Saturday, 31 March 2007

Be still

Be still.
Let the hours pass on
Let life continue
But be still.

Be held.
Let them hold you close
Let them carry you through
But be held.

Do not strive.
Be what you need to be
Do what you want to do
But do not strive.

Let your mind rest now.
Let your body repair.
Let life carry on.
Be still.

5 comments:

Caroline said...

beautiful. thank you.

i am thinking of you in the stillness, and walking with you in the struggle when stillness and peace seem unattainable.
love and prayer

Disillusioned said...

Thank you Caroline.

You're one of the many who I am grateful to have walking beside me and holding me.

The Harbour of Ourselves said...

why is it so hard to be held sometimes?

sorry i have not been vocal with my fingers the last few days - been thinking of you though - what's that old saying, what doesn't kill you makes you stronger - doesn't feel like that when the shit comes at you though, does it...

hang in there

Rainbow dreams said...

That is beautiful, and wise.

Finding stillness is precious, and just being is healing, thoughts and prayers sent your way with love.

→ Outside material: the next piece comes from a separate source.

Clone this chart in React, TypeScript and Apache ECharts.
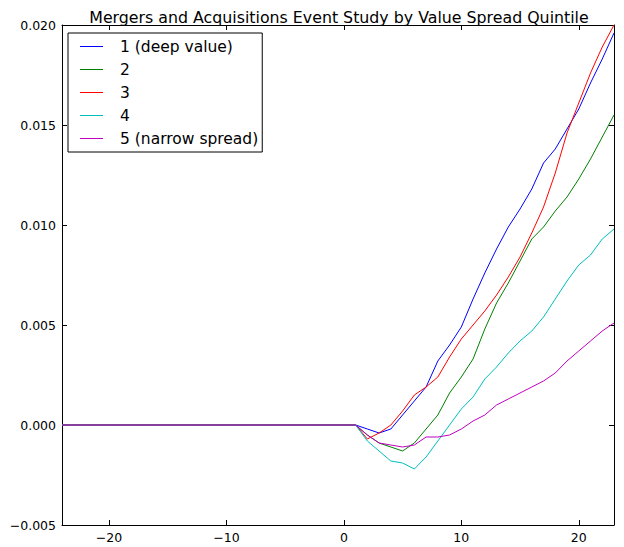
import React, { useEffect, useRef } from "react";
import * as echarts from "echarts";

const TITLE = "Mergers and Acquisitions Event Study by Value Spread Quintile";

const days = [
  -24, -23, -22, -21, -20, -19, -18, -17, -16, -15, -14, -13, -12, -11, -10, -9,
  -8, -7, -6, -5, -4, -3, -2, -1, 0, 1, 2, 3, 4, 5, 6, 7, 8, 9, 10, 11, 12, 13,
  14, 15, 16, 17, 18, 19, 20, 21, 22, 23,
];

const flatPre = [
  0, 0, 0, 0, 0, 0, 0, 0, 0, 0, 0, 0, 0, 0, 0, 0, 0, 0, 0, 0, 0, 0, 0, 0, 0,
];

// values for day 1 .. 23
const q1Post = [
  0.0, -0.0002, -0.0004, -0.0002, 0.0005, 0.0012, 0.0019, 0.0032, 0.004, 0.0049,
  0.0063, 0.0076, 0.0088, 0.0099, 0.0108, 0.0118, 0.0131, 0.0138, 0.0148, 0.0158,
  0.0171, 0.0183, 0.0196,
];
const q2Post = [
  0.0, -0.0005, -0.0009, -0.0011, -0.0013, -0.0009, -0.0002, 0.0005, 0.0016,
  0.0024, 0.0033, 0.0048, 0.0061, 0.0071, 0.0082, 0.0093, 0.0099, 0.0107, 0.0114,
  0.0123, 0.0133, 0.0144, 0.0155,
];
const q3Post = [
  0.0, -0.0007, -0.0004, 0.0, 0.0007, 0.0015, 0.0019, 0.0024, 0.0034, 0.0043,
  0.005, 0.0057, 0.0065, 0.0074, 0.0084, 0.0096, 0.0109, 0.0126, 0.0146, 0.0161,
  0.0176, 0.0189, 0.02,
];
const q4Post = [
  0.0, -0.0008, -0.0013, -0.0018, -0.0019, -0.0022, -0.0016, -0.0008, 0.0, 0.0008,
  0.0014, 0.0023, 0.0029, 0.0036, 0.0042, 0.0047, 0.0054, 0.0063, 0.0072, 0.008,
  0.0085, 0.0093, 0.0098,
];
const q5Post = [
  0.0, -0.0005, -0.0009, -0.001, -0.0011, -0.001, -0.0006, -0.0006, -0.0005,
  -0.0002, 0.0002, 0.0005, 0.001, 0.0013, 0.0016, 0.0019, 0.0022, 0.0026, 0.0032,
  0.0037, 0.0042, 0.0047, 0.0051,
];

const seriesNames = ["1 (deep value)", "2", "3", "4", "5 (narrow spread)"];
const seriesColors = ["#0000ff", "#008000", "#ff0000", "#00bfbf", "#bf00bf"];
const seriesValues = [q1Post, q2Post, q3Post, q4Post, q5Post].map((p) =>
  flatPre.concat(p)
);

const xTicks = [-20, -10, 0, 10, 20];
const FONT = "DejaVu Sans";

function fmtNum(v: number, digits: number): string {
  const s = v.toFixed(digits);
  return s.replace("-", "\u2212");
}

export default function App() {
  const ref = useRef<HTMLDivElement>(null);
  useEffect(() => {
    if (!ref.current) return;
    const chart = echarts.init(ref.current, null, { renderer: "svg" });
    const axisLine = { show: true, onZero: false, lineStyle: { color: "#000", width: 1 } };
    const tick = { show: true, inside: true, length: 5, lineStyle: { color: "#000", width: 1 } };
    chart.setOption({
      animation: false,
      backgroundColor: "#fff",
      textStyle: { fontFamily: FONT },
      grid: { left: 62, right: 10, top: 25, bottom: 22, containLabel: false },
      graphic: [
        {
          type: "text",
          x: 339,
          y: 17,
          style: {
            text: TITLE,
            fontFamily: FONT,
            fontSize: 15.8,
            fill: "#000",
            textAlign: "center",
            textVerticalAlign: "middle",
          },
        },
      ],
      legend: {
        orient: "vertical",
        left: 68,
        top: 33,
        padding: [5, 4, 5, 12],
        borderColor: "#000",
        borderWidth: 1,
        backgroundColor: "#fff",
        icon: "rect",
        itemWidth: 23,
        itemHeight: 1,
        itemGap: 6,
        textStyle: {
          fontFamily: FONT,
          fontSize: 15.5,
          color: "#000",
          lineHeight: 17,
          padding: [0, 0, 0, 12],
        },
        data: seriesNames,
      },
      xAxis: [
        {
          type: "value",
          min: -24,
          max: 23,
          position: "bottom",
          axisLine,
          axisTick: { ...tick, customValues: xTicks },
          axisLabel: {
            customValues: xTicks,
            fontFamily: FONT,
            fontSize: 12.5,
            color: "#000",
            margin: 6,
            formatter: (v: number) => fmtNum(v, 0),
          },
          splitLine: { show: false },
        },
        {
          type: "value",
          min: -24,
          max: 23,
          position: "top",
          axisLine,
          axisTick: { ...tick, customValues: xTicks },
          axisLabel: { show: false, customValues: xTicks },
          splitLine: { show: false },
        },
      ],
      yAxis: [
        {
          type: "value",
          min: -0.005,
          max: 0.02,
          interval: 0.005,
          position: "left",
          axisLine,
          axisTick: tick,
          axisLabel: {
            fontFamily: FONT,
            fontSize: 12.5,
            color: "#000",
            margin: 6,
            formatter: (v: number) => fmtNum(v, 3),
          },
          splitLine: { show: false },
        },
        {
          type: "value",
          min: -0.005,
          max: 0.02,
          interval: 0.005,
          position: "right",
          axisLine,
          axisTick: tick,
          axisLabel: { show: false },
          splitLine: { show: false },
        },
      ],
      series: seriesNames.map((name, i) => ({
        name,
        type: "line",
        xAxisIndex: 0,
        yAxisIndex: 0,
        showSymbol: false,
        symbol: "none",
        color: seriesColors[i],
        lineStyle: { color: seriesColors[i], width: 1 },
        data: days.map((d, j) => [d, seriesValues[i][j]]),
      })),
    });
    return () => chart.dispose();
  }, []);
  return (
    <div
      ref={ref}
      style={{ position: "absolute", left: 0, top: 0, width: 624, height: 547 }}
    />
  );
}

Thank you too for your comments and thoughts to me - they mean a lot, Katie

Disillusioned said...

Paul, I wish I knew why I find it so hard to be held. For me, it is a mixture of guilt (old childhood messages - "don't draw attention to yourself") and fear.
Thanks for the thoughts. God working through others is the closest I have been to him for some time.
I'm pretty sick of the "makes you stronger" argument (not a criticism of your comment, btw, just an observation) - like you say, it sure doesn't feel like that. Thanks for responding.

Katie, thank you for the compliments. It was intended to be reminders to myself. I've been too focused on doing, on getting better, and realised I need to stop and just let things happen as they will. Valium is a wonderful thing just now, and is enabling em to be comfortable with the time and the stillness and with just being.
Thinking of you - you hang in there too, OK?